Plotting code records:

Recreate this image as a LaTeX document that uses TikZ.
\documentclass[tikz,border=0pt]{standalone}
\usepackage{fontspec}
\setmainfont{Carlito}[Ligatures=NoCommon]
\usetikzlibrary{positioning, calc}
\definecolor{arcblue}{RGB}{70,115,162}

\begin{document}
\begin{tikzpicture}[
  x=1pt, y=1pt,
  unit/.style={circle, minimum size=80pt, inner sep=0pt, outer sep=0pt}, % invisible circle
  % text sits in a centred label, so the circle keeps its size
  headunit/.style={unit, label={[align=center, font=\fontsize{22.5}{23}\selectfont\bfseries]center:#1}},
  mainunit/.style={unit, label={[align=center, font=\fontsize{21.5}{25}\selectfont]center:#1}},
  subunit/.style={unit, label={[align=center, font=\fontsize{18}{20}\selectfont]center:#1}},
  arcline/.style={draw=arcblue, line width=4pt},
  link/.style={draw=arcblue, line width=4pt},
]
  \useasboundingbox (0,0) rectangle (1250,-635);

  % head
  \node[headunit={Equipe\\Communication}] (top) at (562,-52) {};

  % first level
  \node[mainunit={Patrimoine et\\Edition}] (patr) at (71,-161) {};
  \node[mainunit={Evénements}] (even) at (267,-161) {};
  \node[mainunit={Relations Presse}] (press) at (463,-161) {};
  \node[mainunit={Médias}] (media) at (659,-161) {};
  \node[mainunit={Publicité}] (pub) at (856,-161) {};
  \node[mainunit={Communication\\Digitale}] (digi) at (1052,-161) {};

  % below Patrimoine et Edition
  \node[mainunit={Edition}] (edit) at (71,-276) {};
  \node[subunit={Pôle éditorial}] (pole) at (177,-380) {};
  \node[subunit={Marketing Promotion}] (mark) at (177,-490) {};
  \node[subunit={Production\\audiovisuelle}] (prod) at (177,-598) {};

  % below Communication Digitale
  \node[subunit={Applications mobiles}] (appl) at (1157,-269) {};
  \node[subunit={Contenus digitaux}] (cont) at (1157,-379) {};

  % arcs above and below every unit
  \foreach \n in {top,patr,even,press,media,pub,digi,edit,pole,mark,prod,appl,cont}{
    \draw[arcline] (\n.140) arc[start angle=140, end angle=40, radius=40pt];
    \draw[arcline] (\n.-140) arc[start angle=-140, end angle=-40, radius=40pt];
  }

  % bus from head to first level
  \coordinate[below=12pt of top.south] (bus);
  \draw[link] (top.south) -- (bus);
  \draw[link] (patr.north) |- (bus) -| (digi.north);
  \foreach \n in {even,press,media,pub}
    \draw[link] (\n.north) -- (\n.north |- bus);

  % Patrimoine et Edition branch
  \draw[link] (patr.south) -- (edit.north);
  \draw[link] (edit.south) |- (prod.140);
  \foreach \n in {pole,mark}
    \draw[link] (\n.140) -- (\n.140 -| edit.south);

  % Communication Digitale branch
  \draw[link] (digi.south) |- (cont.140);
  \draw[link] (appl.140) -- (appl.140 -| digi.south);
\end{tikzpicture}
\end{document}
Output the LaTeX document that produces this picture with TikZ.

▸ GOAL: Please quote the data above in full, with no line missing.

▸ RESPONSE FOR THIS EXERCISE:
Recreate this image as a LaTeX document that uses TikZ.
\documentclass[tikz,border=0pt]{standalone}
\usepackage{fontspec}
\setmainfont{Carlito}[Ligatures=NoCommon]
\usetikzlibrary{positioning, calc}
\definecolor{arcblue}{RGB}{70,115,162}

\begin{document}
\begin{tikzpicture}[
  x=1pt, y=1pt,
  unit/.style={circle, minimum size=80pt, inner sep=0pt, outer sep=0pt}, % invisible circle
  % text sits in a centred label, so the circle keeps its size
  headunit/.style={unit, label={[align=center, font=\fontsize{22.5}{23}\selectfont\bfseries]center:#1}},
  mainunit/.style={unit, label={[align=center, font=\fontsize{21.5}{25}\selectfont]center:#1}},
  subunit/.style={unit, label={[align=center, font=\fontsize{18}{20}\selectfont]center:#1}},
  arcline/.style={draw=arcblue, line width=4pt},
  link/.style={draw=arcblue, line width=4pt},
]
  \useasboundingbox (0,0) rectangle (1250,-635);

  % head
  \node[headunit={Equipe\\Communication}] (top) at (562,-52) {};

  % first level
  \node[mainunit={Patrimoine et\\Edition}] (patr) at (71,-161) {};
  \node[mainunit={Evénements}] (even) at (267,-161) {};
  \node[mainunit={Relations Presse}] (press) at (463,-161) {};
  \node[mainunit={Médias}] (media) at (659,-161) {};
  \node[mainunit={Publicité}] (pub) at (856,-161) {};
  \node[mainunit={Communication\\Digitale}] (digi) at (1052,-161) {};

  % below Patrimoine et Edition
  \node[mainunit={Edition}] (edit) at (71,-276) {};
  \node[subunit={Pôle éditorial}] (pole) at (177,-380) {};
  \node[subunit={Marketing Promotion}] (mark) at (177,-490) {};
  \node[subunit={Production\\audiovisuelle}] (prod) at (177,-598) {};

  % below Communication Digitale
  \node[subunit={Applications mobiles}] (appl) at (1157,-269) {};
  \node[subunit={Contenus digitaux}] (cont) at (1157,-379) {};

  % arcs above and below every unit
  \foreach \n in {top,patr,even,press,media,pub,digi,edit,pole,mark,prod,appl,cont}{
    \draw[arcline] (\n.140) arc[start angle=140, end angle=40, radius=40pt];
    \draw[arcline] (\n.-140) arc[start angle=-140, end angle=-40, radius=40pt];
  }

  % bus from head to first level
  \coordinate[below=12pt of top.south] (bus);
  \draw[link] (top.south) -- (bus);
  \draw[link] (patr.north) |- (bus) -| (digi.north);
  \foreach \n in {even,press,media,pub}
    \draw[link] (\n.north) -- (\n.north |- bus);

  % Patrimoine et Edition branch
  \draw[link] (patr.south) -- (edit.north);
  \draw[link] (edit.south) |- (prod.140);
  \foreach \n in {pole,mark}
    \draw[link] (\n.140) -- (\n.140 -| edit.south);

  % Communication Digitale branch
  \draw[link] (digi.south) |- (cont.140);
  \draw[link] (appl.140) -- (appl.140 -| digi.south);
\end{tikzpicture}
\end{document}
Output the LaTeX document that produces this picture with TikZ.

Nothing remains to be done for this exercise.